# North Yorkshire supplies



## don't rush me (Apr 19, 2008)

knaresborough_petshop_reptiles_birds_rabbits_parrots_fish_gerbils_mice_knarseborough_north_yorkshire

click the link above as this shop in North Yorks can provide anything for Reptiles that may help a few out that cant travel far etc... It's not my shop but would recommend it...


----------



## scotty123 (Sep 16, 2007)

your kidding right? 

the bloke in there was a right nob with me, was asking about the lizards and why he did this and that then basically said he knows best thats what hes always done so like it or lump it. i just walked out never to return. scabby livefood aswell tbh.

if you go to any rep shop in the area go here.

THE CREATURE FEATURE - HOME

its 5 mins from the one you posted and is foooooooooooooking AMZAING compared to there. they are a proper rep specialist and have DWA.

thats the shop that are incubating and selling all my CWD eggs for me.


----------



## reptiles-ink (Nov 4, 2006)

scotty123 said:


> THE CREATURE FEATURE - HOME


looks ok but they need to get their suitability levels sorted out.
they list an albino burm as level 2 intermediate growing to 16-23 foot.
then list an albino granite burm as level 3 experienced growing to 15-18 foot.


----------



## scotty123 (Sep 16, 2007)

reptiles-ink said:


> looks ok but they need to get their suitability levels sorted out.
> they list an albino burm as level 2 intermediate growing to 16-23 foot.
> then list an albino granite burm as level 3 experienced growing to 15-18 foot.

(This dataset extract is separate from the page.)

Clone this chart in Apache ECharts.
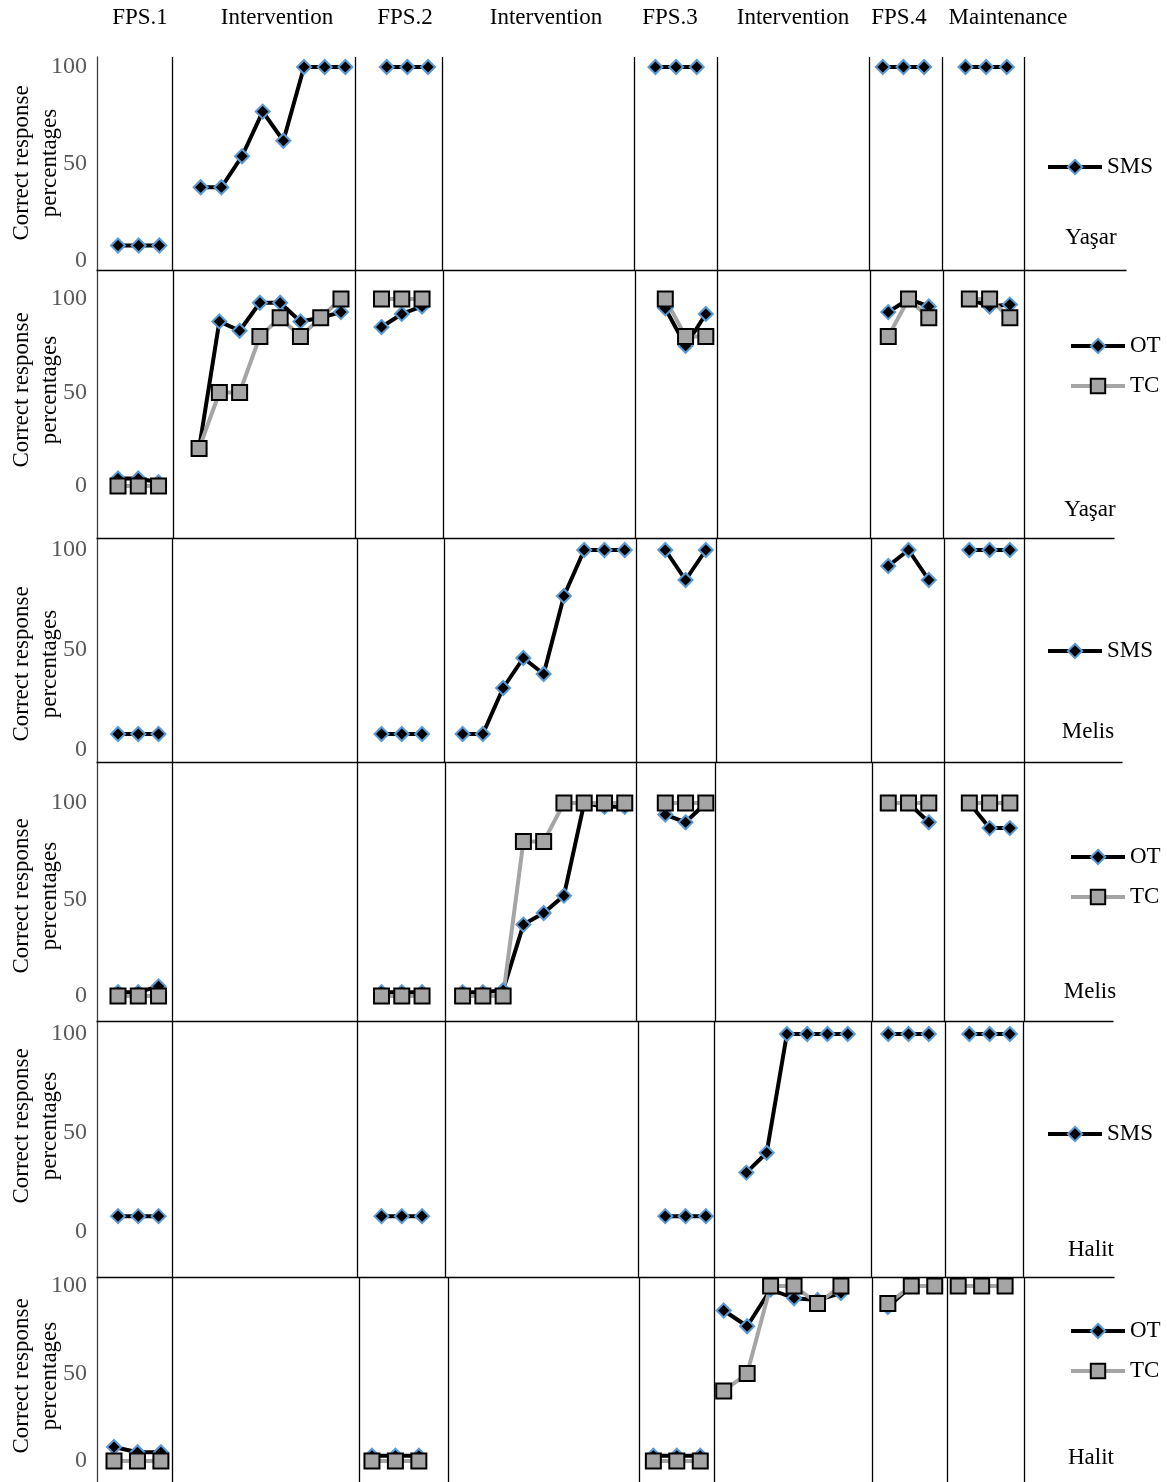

the website is old tbh, theres alot about it thats wrong and ive told him but hes not IT literate so would have to pass along the info to whoever made the website tyo change it for him.

he sells on his reputation not his website.

top bloke and very clued up to what hes doing.

trust me pets and gardens is not patch on creature feature.


----------



## Michelle G (Feb 27, 2008)

don't rush me said:


> knaresborough_petshop_reptiles_birds_rabbits_parrots_fish_gerbils_mice_knarseborough_north_yorkshire
> 
> click the link above as this shop in North Yorks can provide anything for Reptiles that may help a few out that cant travel far etc... It's not my shop but would recommend it...


I went to this shop yesterday and thought it wasnt very good at all....they had 2 bearded dragons in a tank with one heat bulb set in the middle therefore giving no heat gradient and no UV provided (and they were in the dark back room with all the other reps) Oh and no thermometer checking the temps. 
All the tanks seemed dirty and I couldnt even see the snakes....I know snakes dont need extra light but as there was no natural daylight coming into what can only be described as a back-hole their tanks were constantly in pitch black darkness! I left feeling quite upset...really wanted to rescue everything in there!


----------



## dax (Aug 11, 2008)

have had bad experiences with both of the shops mentioned here. one of them was seriously bad on more than one occasion after being highly reccomended. i understnd things go wrong and its no ones fault but christ this went so wrong on so many different levels


----------



## Michelle G (Feb 27, 2008)

dax said:


> have had bad experiences with both of the shops mentioned here. one of them was seriously bad on more than one occasion after being highly reccomended. i understnd things go wrong and its no ones fault but christ this went so wrong on so many different levels


If I would have had the cash then i would have had to have taken at least one thing home as the way they were kept just wasnt right!


----------



## pricklytree (Dec 31, 2006)

dax said:


> have had bad experiences with both of the shops mentioned here. one of them was seriously bad on more than one occasion after being highly reccomended. i understnd things go wrong and its no ones fault but christ this went so wrong on so many different levels


Did you mention to "this" shop what went wrong as it is alright saying things go wrong but if you dont put right - or give them the chance to know what was wrong or what went wrong....


----------